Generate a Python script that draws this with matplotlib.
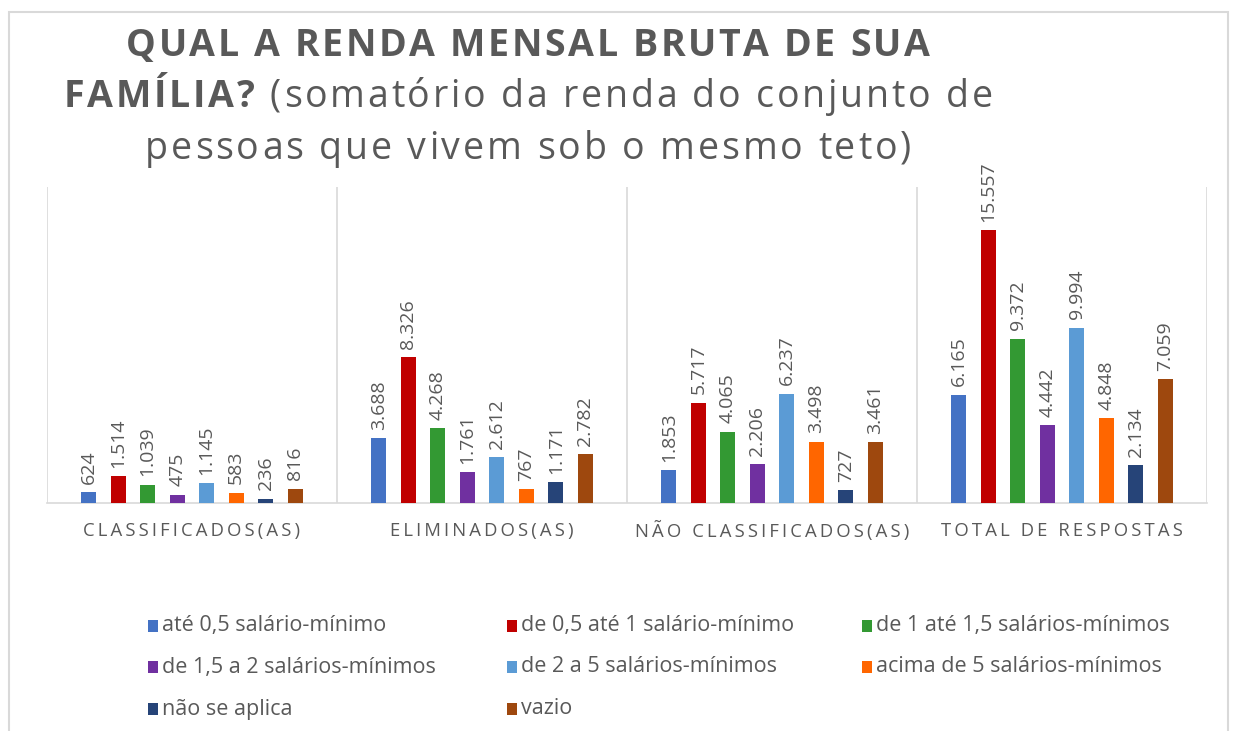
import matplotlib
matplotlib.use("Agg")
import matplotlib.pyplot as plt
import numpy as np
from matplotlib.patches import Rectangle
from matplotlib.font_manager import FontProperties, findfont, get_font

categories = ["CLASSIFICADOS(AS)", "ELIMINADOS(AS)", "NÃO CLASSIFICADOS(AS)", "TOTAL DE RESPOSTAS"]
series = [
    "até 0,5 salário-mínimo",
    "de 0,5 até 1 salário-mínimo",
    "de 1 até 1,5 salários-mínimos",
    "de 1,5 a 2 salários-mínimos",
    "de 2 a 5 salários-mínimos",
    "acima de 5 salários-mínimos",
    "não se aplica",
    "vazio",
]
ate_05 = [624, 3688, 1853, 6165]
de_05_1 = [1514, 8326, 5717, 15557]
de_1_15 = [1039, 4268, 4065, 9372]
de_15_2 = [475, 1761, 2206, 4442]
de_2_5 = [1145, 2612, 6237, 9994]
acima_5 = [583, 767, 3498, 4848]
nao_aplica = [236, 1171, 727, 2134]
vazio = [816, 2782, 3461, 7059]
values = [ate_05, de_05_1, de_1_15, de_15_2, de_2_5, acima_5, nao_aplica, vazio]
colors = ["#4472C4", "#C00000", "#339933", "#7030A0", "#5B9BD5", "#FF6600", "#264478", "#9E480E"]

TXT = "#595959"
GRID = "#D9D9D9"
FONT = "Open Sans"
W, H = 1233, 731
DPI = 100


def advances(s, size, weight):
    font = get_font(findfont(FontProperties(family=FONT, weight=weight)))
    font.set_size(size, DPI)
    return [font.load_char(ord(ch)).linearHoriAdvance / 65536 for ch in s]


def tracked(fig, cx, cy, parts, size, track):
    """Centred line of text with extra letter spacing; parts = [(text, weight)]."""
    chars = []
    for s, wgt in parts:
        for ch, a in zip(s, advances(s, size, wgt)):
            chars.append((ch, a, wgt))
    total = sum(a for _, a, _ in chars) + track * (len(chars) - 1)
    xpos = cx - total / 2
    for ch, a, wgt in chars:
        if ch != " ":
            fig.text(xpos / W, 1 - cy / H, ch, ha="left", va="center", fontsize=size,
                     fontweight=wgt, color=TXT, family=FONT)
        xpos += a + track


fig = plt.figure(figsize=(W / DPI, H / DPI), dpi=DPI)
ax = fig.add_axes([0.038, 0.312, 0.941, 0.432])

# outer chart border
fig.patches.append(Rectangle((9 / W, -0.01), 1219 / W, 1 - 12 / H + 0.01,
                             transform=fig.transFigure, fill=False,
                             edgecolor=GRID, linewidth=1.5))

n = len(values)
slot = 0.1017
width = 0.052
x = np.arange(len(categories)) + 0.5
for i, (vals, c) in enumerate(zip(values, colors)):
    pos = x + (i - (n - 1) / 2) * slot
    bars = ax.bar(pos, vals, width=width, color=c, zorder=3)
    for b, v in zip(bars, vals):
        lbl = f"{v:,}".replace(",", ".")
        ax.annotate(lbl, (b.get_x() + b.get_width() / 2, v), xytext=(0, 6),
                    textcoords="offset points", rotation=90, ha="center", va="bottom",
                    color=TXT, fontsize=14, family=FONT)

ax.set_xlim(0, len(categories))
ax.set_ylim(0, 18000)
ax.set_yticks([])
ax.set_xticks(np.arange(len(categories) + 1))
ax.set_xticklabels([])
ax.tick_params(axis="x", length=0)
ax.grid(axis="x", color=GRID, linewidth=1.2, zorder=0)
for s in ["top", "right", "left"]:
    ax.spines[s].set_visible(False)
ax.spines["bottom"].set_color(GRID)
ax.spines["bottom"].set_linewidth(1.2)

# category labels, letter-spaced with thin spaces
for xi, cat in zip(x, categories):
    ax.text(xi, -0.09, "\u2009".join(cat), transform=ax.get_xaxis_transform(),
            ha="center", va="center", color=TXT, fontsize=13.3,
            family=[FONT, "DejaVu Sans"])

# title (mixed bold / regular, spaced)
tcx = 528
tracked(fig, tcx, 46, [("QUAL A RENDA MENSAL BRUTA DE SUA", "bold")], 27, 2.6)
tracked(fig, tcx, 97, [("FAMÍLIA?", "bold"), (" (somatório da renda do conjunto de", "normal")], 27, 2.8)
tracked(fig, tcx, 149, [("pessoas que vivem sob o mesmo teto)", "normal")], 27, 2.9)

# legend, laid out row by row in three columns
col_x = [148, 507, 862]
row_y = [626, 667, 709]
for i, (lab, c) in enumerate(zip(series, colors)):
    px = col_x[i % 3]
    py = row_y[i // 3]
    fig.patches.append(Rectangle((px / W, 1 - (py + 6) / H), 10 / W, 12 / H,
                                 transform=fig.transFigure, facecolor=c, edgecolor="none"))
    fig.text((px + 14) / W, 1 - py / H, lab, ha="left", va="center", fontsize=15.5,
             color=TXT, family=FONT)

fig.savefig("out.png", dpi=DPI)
..............................
◆ Set problem
Repeat the listing above from its first line through the line that contains "from matplotlib.font_manager import", both included, and nothing more. Drop the pictures.

◆ Exercise response
Generate a Python script that draws this with matplotlib.
import matplotlib
matplotlib.use("Agg")
import matplotlib.pyplot as plt
import numpy as np
from matplotlib.patches import Rectangle
from matplotlib.font_manager import FontProperties, findfont, get_font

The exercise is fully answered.